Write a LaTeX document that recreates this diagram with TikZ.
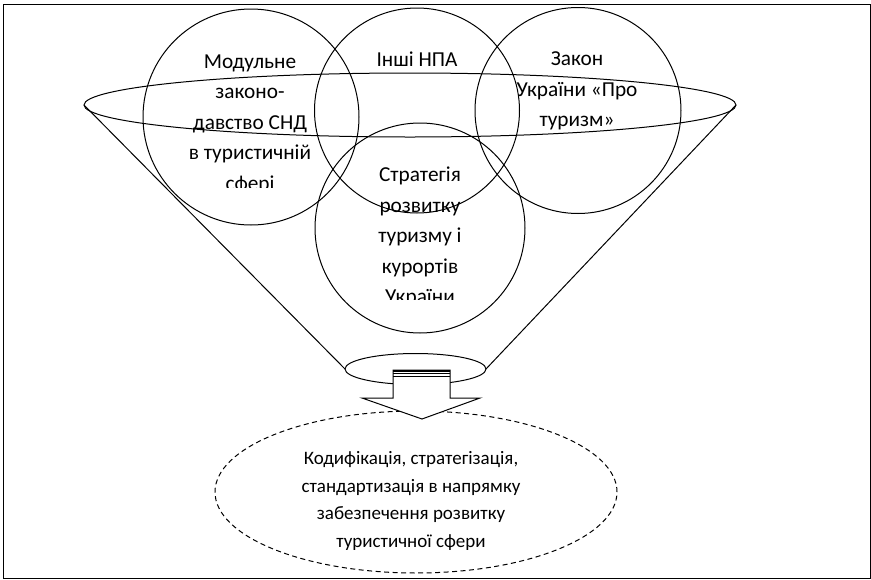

◆ ◆ ◆ ◆ ◆ ◆ ◆

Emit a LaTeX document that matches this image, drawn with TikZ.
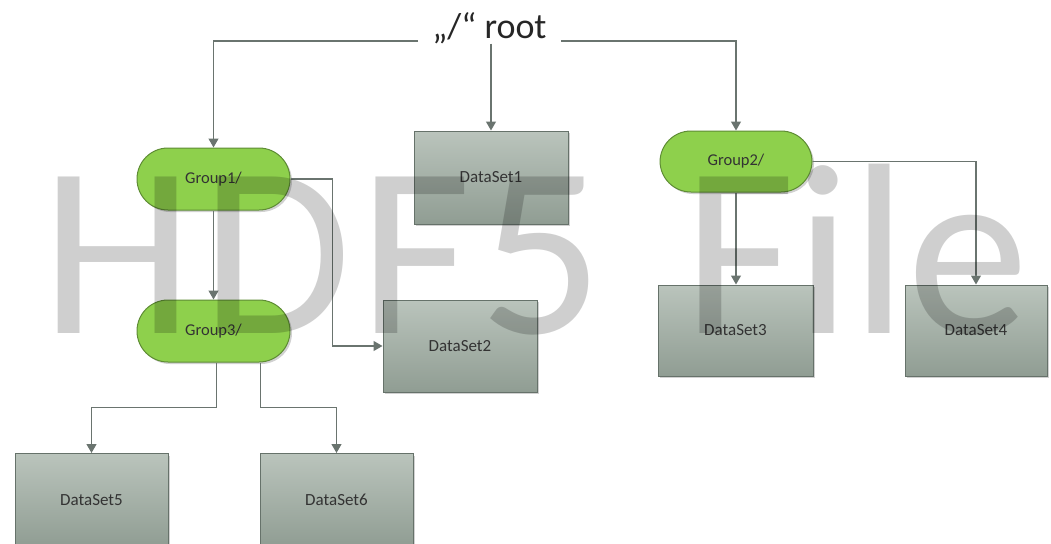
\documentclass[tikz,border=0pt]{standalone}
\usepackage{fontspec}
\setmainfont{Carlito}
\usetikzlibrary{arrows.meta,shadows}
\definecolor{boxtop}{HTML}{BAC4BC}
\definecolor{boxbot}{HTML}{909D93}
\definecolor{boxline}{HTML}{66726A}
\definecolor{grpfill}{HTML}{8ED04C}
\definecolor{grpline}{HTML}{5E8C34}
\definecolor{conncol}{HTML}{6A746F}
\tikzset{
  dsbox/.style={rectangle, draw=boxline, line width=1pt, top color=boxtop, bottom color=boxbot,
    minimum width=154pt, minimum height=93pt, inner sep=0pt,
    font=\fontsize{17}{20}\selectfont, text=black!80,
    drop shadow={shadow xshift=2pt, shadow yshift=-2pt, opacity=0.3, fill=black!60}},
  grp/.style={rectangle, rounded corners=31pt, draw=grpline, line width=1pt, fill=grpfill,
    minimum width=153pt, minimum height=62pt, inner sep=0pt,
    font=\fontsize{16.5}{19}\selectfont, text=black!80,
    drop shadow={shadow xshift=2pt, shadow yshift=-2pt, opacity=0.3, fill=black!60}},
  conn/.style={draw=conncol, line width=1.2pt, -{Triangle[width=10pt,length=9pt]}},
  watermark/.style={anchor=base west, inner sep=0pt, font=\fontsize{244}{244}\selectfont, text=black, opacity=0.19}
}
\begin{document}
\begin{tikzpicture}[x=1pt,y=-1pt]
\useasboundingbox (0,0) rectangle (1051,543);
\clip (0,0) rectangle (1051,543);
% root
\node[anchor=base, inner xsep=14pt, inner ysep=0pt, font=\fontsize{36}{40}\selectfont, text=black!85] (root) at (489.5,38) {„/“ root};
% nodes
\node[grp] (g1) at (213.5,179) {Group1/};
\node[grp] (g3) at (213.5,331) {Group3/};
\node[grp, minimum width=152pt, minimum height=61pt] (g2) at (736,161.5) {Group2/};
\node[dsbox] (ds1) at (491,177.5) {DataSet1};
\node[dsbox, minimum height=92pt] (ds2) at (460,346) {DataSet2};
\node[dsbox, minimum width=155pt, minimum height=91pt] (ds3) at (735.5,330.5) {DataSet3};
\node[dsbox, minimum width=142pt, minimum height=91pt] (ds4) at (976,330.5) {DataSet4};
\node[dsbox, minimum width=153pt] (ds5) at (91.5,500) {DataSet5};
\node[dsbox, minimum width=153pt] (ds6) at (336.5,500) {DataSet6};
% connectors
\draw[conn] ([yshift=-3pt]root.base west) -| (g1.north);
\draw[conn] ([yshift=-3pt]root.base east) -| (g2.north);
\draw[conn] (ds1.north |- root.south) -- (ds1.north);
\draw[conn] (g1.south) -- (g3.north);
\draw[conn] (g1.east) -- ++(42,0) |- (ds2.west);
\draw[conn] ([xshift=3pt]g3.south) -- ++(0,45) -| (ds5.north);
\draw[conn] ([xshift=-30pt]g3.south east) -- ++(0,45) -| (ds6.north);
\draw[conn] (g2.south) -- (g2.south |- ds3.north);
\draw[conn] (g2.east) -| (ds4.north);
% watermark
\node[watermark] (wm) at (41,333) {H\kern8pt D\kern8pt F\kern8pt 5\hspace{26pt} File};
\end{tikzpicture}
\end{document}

◆ ◆ ◆ ◆ ◆ ◆ ◆

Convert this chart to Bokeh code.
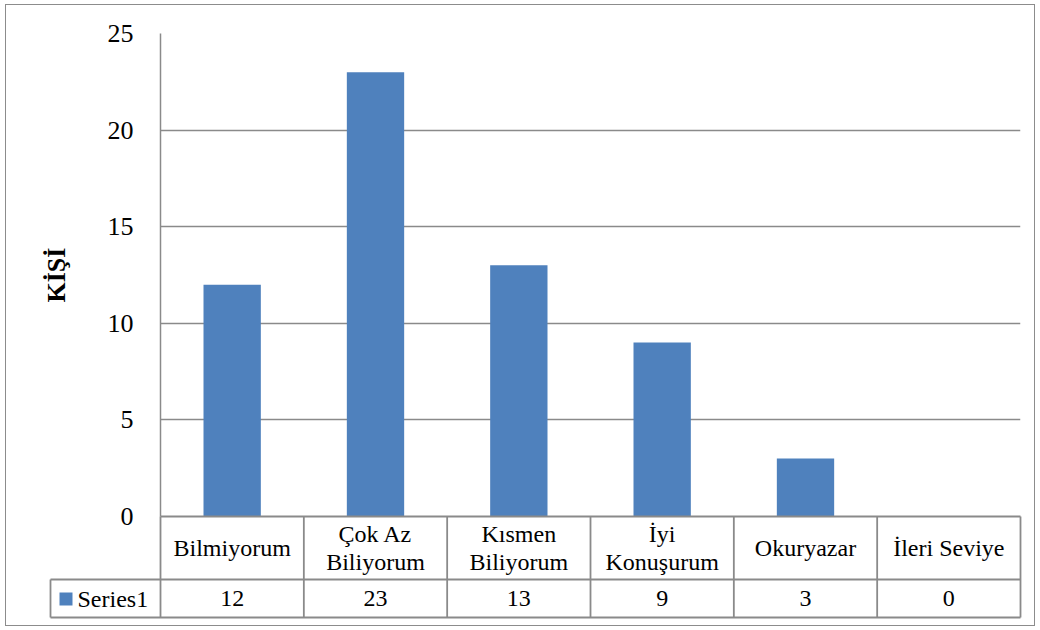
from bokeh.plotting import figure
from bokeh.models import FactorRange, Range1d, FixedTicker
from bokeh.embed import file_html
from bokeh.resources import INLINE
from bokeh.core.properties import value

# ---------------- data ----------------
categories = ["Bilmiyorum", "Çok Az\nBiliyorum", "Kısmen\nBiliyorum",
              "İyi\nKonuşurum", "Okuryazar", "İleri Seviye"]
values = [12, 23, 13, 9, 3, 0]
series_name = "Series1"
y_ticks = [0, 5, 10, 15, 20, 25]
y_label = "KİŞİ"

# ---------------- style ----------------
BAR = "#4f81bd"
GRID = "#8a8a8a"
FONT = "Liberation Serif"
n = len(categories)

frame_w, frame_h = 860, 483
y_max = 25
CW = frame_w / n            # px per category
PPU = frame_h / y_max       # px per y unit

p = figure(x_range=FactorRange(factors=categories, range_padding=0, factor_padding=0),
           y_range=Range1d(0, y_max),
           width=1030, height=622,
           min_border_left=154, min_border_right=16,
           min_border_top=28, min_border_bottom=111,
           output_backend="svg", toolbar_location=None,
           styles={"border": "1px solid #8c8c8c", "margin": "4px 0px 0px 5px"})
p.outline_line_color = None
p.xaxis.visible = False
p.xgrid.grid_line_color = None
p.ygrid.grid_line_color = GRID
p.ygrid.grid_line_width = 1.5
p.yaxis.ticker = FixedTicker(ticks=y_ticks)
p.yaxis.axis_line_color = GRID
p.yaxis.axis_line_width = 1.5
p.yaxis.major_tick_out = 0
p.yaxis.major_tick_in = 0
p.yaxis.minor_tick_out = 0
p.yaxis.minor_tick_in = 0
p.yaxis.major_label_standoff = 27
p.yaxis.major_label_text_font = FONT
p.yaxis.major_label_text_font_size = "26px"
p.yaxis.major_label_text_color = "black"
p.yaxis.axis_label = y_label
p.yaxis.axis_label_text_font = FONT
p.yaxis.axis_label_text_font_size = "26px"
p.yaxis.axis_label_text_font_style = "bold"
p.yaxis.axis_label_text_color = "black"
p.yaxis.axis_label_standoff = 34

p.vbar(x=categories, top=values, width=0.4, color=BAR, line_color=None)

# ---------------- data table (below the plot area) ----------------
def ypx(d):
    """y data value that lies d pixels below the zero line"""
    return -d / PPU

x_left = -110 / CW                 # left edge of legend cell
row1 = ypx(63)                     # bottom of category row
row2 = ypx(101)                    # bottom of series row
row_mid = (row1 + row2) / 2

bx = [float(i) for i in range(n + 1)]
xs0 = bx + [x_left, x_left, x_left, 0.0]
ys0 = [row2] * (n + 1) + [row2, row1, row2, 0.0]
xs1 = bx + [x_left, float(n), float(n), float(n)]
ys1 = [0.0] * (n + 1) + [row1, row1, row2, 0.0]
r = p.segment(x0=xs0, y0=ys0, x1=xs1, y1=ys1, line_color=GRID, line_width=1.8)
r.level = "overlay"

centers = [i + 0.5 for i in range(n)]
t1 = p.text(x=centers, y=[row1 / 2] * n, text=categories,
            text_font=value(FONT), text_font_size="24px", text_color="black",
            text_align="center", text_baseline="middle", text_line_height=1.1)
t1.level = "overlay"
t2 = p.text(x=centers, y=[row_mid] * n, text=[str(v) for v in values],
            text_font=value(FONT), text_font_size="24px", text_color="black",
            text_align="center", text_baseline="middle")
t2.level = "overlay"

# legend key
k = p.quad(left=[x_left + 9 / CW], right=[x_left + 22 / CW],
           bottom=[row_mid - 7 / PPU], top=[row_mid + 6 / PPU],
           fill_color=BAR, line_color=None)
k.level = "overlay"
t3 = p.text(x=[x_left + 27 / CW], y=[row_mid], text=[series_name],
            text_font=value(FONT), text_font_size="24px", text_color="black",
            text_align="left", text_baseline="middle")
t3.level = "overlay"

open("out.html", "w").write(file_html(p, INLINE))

◆ ◆ ◆ ◆ ◆ ◆ ◆

(WHAT TO DO): Reproduce every line from the entries that holds the word "this".

(IN RESPONSE):
Write a LaTeX document that recreates this diagram with TikZ.
Emit a LaTeX document that matches this image, drawn with TikZ.
Convert this chart to Bokeh code.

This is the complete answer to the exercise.